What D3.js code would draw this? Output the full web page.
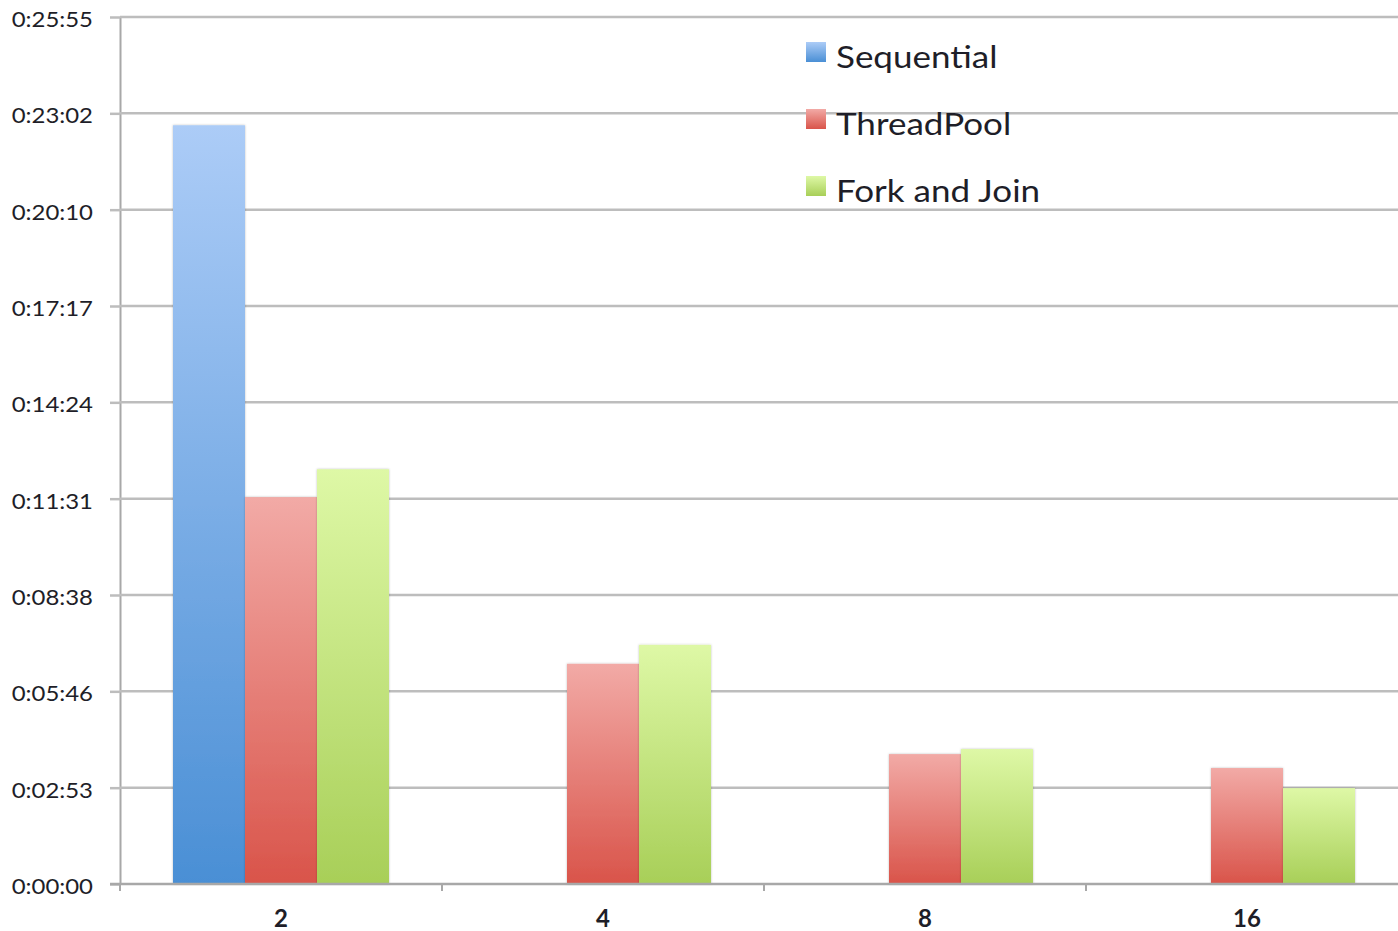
<!DOCTYPE html>
<html>
<head>
<meta charset="utf-8">
<script src="https://cdn.jsdelivr.net/npm/d3@7"></script>
<style>
  html, body { margin: 0; padding: 0; background: #fff; overflow: hidden; }
  svg { display: block; }
</style>
</head>
<body>
<svg id="chart" width="1398" height="931"></svg>
<script>
// ---- data (times in seconds) ----
const categories = ["2", "4", "8", "16"];
const seriesNames = ["Sequential", "ThreadPool", "Fork and Join"];
const sequential = [1361, 0, 0, 0];
const threadPool = [694, 395, 233, 208];
const forkJoin   = [744, 429, 242, 172];
const tickLabels = ["0:00:00","0:02:53","0:05:46","0:08:38","0:11:31","0:14:24","0:17:17","0:20:10","0:23:02","0:25:55"];
const tickStep = 172.8; // seconds between gridlines (0.002 day)

const seriesValues = [sequential, threadPool, forkJoin];
const colors = [
  { top: "#acccf7", bottom: "#4a8fd5" },
  { top: "#f2aaa6", bottom: "#d9544a" },
  { top: "#def8a6", bottom: "#a8cf58" }
];
const FONT = "Lato, 'Open Sans', sans-serif";
const STRETCH = 1.14; // horizontal stretch of the original's text

const svg = d3.select("#chart");
const margin = { left: 120, top: 17, bottom: 884, right: 1408 };

const y = d3.scaleLinear().domain([0, tickStep * 9]).range([margin.bottom, margin.top]);
const x0 = d3.scaleBand().domain(categories).range([margin.left, margin.right]).paddingInner(0).paddingOuter(0);
const groupWidth = 216;
const x1 = d3.scaleBand().domain(seriesNames).range([0, groupWidth]).padding(0);

// gradients
const defs = svg.append("defs");
colors.forEach((c, i) => {
  const g = defs.append("linearGradient").attr("id", "grad" + i)
    .attr("x1", 0).attr("y1", 0).attr("x2", 0).attr("y2", 1);
  g.append("stop").attr("offset", "0%").attr("stop-color", c.top);
  g.append("stop").attr("offset", "100%").attr("stop-color", c.bottom);
});
const shadow = defs.append("filter").attr("id", "shadow").attr("x", "-20%").attr("y", "-5%").attr("width", "140%").attr("height", "110%");
shadow.append("feDropShadow").attr("dx", 0).attr("dy", 0).attr("stdDeviation", 1.2).attr("flood-color", "#000").attr("flood-opacity", 0.25);

const tickValues = tickLabels.map((d, i) => i * tickStep);

// y axis
const yAxis = d3.axisLeft(y).tickValues(tickValues)
  .tickFormat((d, i) => tickLabels[i])
  .tickSize(10).tickSizeOuter(0).tickPadding(17);
const yg = svg.append("g").attr("transform", `translate(${margin.left},0)`).call(yAxis);
yg.select(".domain").attr("stroke", "#a8a8a8").attr("stroke-width", 2);
yg.selectAll(".tick line").attr("stroke", "#bdbdbd").attr("stroke-width", 2.5);
yg.selectAll(".tick text")
  .attr("font-family", FONT)
  .attr("font-size", 21)
  .attr("fill", "#1e1e28")
  .attr("dy", "0.45em")
  .attr("x", -27 / STRETCH)
  .attr("transform", `scale(${STRETCH},1)`);

// gridlines
svg.append("g").selectAll("line").data(tickValues.slice(1)).join("line")
  .attr("x1", margin.left).attr("x2", 1398)
  .attr("y1", d => y(d)).attr("y2", d => y(d))
  .attr("stroke", "#bdbdbd").attr("stroke-width", 2.5);

// bars
const groups = svg.append("g").selectAll("g").data(categories).join("g")
  .attr("transform", d => `translate(${x0(d) + (x0.bandwidth() - groupWidth) / 2},0)`);
groups.selectAll("rect")
  .data((d, ci) => seriesNames.map((s, si) => ({ s, si, v: seriesValues[si][ci] })).filter(e => e.v > 0))
  .join("rect")
  .attr("x", d => x1(d.s))
  .attr("width", x1.bandwidth())
  .attr("y", d => y(d.v))
  .attr("height", d => y(0) - y(d.v))
  .attr("fill", d => `url(#grad${d.si})`)
  .attr("filter", "url(#shadow)");

// x axis
const xAxis = d3.axisBottom(x0).tickSize(0).tickPadding(26);
const xg = svg.append("g").attr("transform", `translate(0,${margin.bottom})`).call(xAxis);
xg.select(".domain").remove();
xg.selectAll(".tick text")
  .attr("font-family", FONT)
  .attr("font-size", 24)
  .attr("font-weight", "bold")
  .attr("fill", "#1e1e28");
svg.append("line").attr("x1", margin.left - 10).attr("x2", 1398)
  .attr("y1", margin.bottom).attr("y2", margin.bottom)
  .attr("stroke", "#a8a8a8").attr("stroke-width", 2.5);
// category boundary ticks
svg.append("g").selectAll("line").data(categories).join("line")
  .attr("x1", d => x0(d)).attr("x2", d => x0(d))
  .attr("y1", margin.bottom).attr("y2", margin.bottom + 7)
  .attr("stroke", "#a8a8a8").attr("stroke-width", 2);

// legend
const legend = svg.append("g").attr("transform", "translate(806,42)");
const li = legend.selectAll("g").data(seriesNames).join("g")
  .attr("transform", (d, i) => `translate(0,${i * 67})`);
li.append("rect").attr("width", 20).attr("height", 20)
  .attr("fill", (d, i) => `url(#grad${i})`);
li.append("text").attr("x", 30 / 1.13).attr("y", 26)
  .attr("transform", "scale(1.13,1)")
  .attr("font-family", FONT)
  .attr("font-size", 31)
  .attr("fill", "#1e1e28")
  .text(d => d);
</script>
</body>
</html>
------
→ **What needs to be done**
Please set down each line of the data above exactly as written, without the pictures.

→ **Response to the exercise**
What D3.js code would draw this? Output the full web page.
<!DOCTYPE html>
<html>
<head>
<meta charset="utf-8">
<script src="https://cdn.jsdelivr.net/npm/d3@7"></script>
<style>
  html, body { margin: 0; padding: 0; background: #fff; overflow: hidden; }
  svg { display: block; }
</style>
</head>
<body>
<svg id="chart" width="1398" height="931"></svg>
<script>
// ---- data (times in seconds) ----
const categories = ["2", "4", "8", "16"];
const seriesNames = ["Sequential", "ThreadPool", "Fork and Join"];
const sequential = [1361, 0, 0, 0];
const threadPool = [694, 395, 233, 208];
const forkJoin   = [744, 429, 242, 172];
const tickLabels = ["0:00:00","0:02:53","0:05:46","0:08:38","0:11:31","0:14:24","0:17:17","0:20:10","0:23:02","0:25:55"];
const tickStep = 172.8; // seconds between gridlines (0.002 day)

const seriesValues = [sequential, threadPool, forkJoin];
const colors = [
  { top: "#acccf7", bottom: "#4a8fd5" },
  { top: "#f2aaa6", bottom: "#d9544a" },
  { top: "#def8a6", bottom: "#a8cf58" }
];
const FONT = "Lato, 'Open Sans', sans-serif";
const STRETCH = 1.14; // horizontal stretch of the original's text

const svg = d3.select("#chart");
const margin = { left: 120, top: 17, bottom: 884, right: 1408 };

const y = d3.scaleLinear().domain([0, tickStep * 9]).range([margin.bottom, margin.top]);
const x0 = d3.scaleBand().domain(categories).range([margin.left, margin.right]).paddingInner(0).paddingOuter(0);
const groupWidth = 216;
const x1 = d3.scaleBand().domain(seriesNames).range([0, groupWidth]).padding(0);

// gradients
const defs = svg.append("defs");
colors.forEach((c, i) => {
  const g = defs.append("linearGradient").attr("id", "grad" + i)
    .attr("x1", 0).attr("y1", 0).attr("x2", 0).attr("y2", 1);
  g.append("stop").attr("offset", "0%").attr("stop-color", c.top);
  g.append("stop").attr("offset", "100%").attr("stop-color", c.bottom);
});
const shadow = defs.append("filter").attr("id", "shadow").attr("x", "-20%").attr("y", "-5%").attr("width", "140%").attr("height", "110%");
shadow.append("feDropShadow").attr("dx", 0).attr("dy", 0).attr("stdDeviation", 1.2).attr("flood-color", "#000").attr("flood-opacity", 0.25);

const tickValues = tickLabels.map((d, i) => i * tickStep);

// y axis
const yAxis = d3.axisLeft(y).tickValues(tickValues)
  .tickFormat((d, i) => tickLabels[i])
  .tickSize(10).tickSizeOuter(0).tickPadding(17);
const yg = svg.append("g").attr("transform", `translate(${margin.left},0)`).call(yAxis);
yg.select(".domain").attr("stroke", "#a8a8a8").attr("stroke-width", 2);
yg.selectAll(".tick line").attr("stroke", "#bdbdbd").attr("stroke-width", 2.5);
yg.selectAll(".tick text")
  .attr("font-family", FONT)
  .attr("font-size", 21)
  .attr("fill", "#1e1e28")
  .attr("dy", "0.45em")
  .attr("x", -27 / STRETCH)
  .attr("transform", `scale(${STRETCH},1)`);

// gridlines
svg.append("g").selectAll("line").data(tickValues.slice(1)).join("line")
  .attr("x1", margin.left).attr("x2", 1398)
  .attr("y1", d => y(d)).attr("y2", d => y(d))
  .attr("stroke", "#bdbdbd").attr("stroke-width", 2.5);

// bars
const groups = svg.append("g").selectAll("g").data(categories).join("g")
  .attr("transform", d => `translate(${x0(d) + (x0.bandwidth() - groupWidth) / 2},0)`);
groups.selectAll("rect")
  .data((d, ci) => seriesNames.map((s, si) => ({ s, si, v: seriesValues[si][ci] })).filter(e => e.v > 0))
  .join("rect")
  .attr("x", d => x1(d.s))
  .attr("width", x1.bandwidth())
  .attr("y", d => y(d.v))
  .attr("height", d => y(0) - y(d.v))
  .attr("fill", d => `url(#grad${d.si})`)
  .attr("filter", "url(#shadow)");

// x axis
const xAxis = d3.axisBottom(x0).tickSize(0).tickPadding(26);
const xg = svg.append("g").attr("transform", `translate(0,${margin.bottom})`).call(xAxis);
xg.select(".domain").remove();
xg.selectAll(".tick text")
  .attr("font-family", FONT)
  .attr("font-size", 24)
  .attr("font-weight", "bold")
  .attr("fill", "#1e1e28");
svg.append("line").attr("x1", margin.left - 10).attr("x2", 1398)
  .attr("y1", margin.bottom).attr("y2", margin.bottom)
  .attr("stroke", "#a8a8a8").attr("stroke-width", 2.5);
// category boundary ticks
svg.append("g").selectAll("line").data(categories).join("line")
  .attr("x1", d => x0(d)).attr("x2", d => x0(d))
  .attr("y1", margin.bottom).attr("y2", margin.bottom + 7)
  .attr("stroke", "#a8a8a8").attr("stroke-width", 2);

// legend
const legend = svg.append("g").attr("transform", "translate(806,42)");
const li = legend.selectAll("g").data(seriesNames).join("g")
  .attr("transform", (d, i) => `translate(0,${i * 67})`);
li.append("rect").attr("width", 20).attr("height", 20)
  .attr("fill", (d, i) => `url(#grad${i})`);
li.append("text").attr("x", 30 / 1.13).attr("y", 26)
  .attr("transform", "scale(1.13,1)")
  .attr("font-family", FONT)
  .attr("font-size", 31)
  .attr("fill", "#1e1e28")
  .text(d => d);
</script>
</body>
</html>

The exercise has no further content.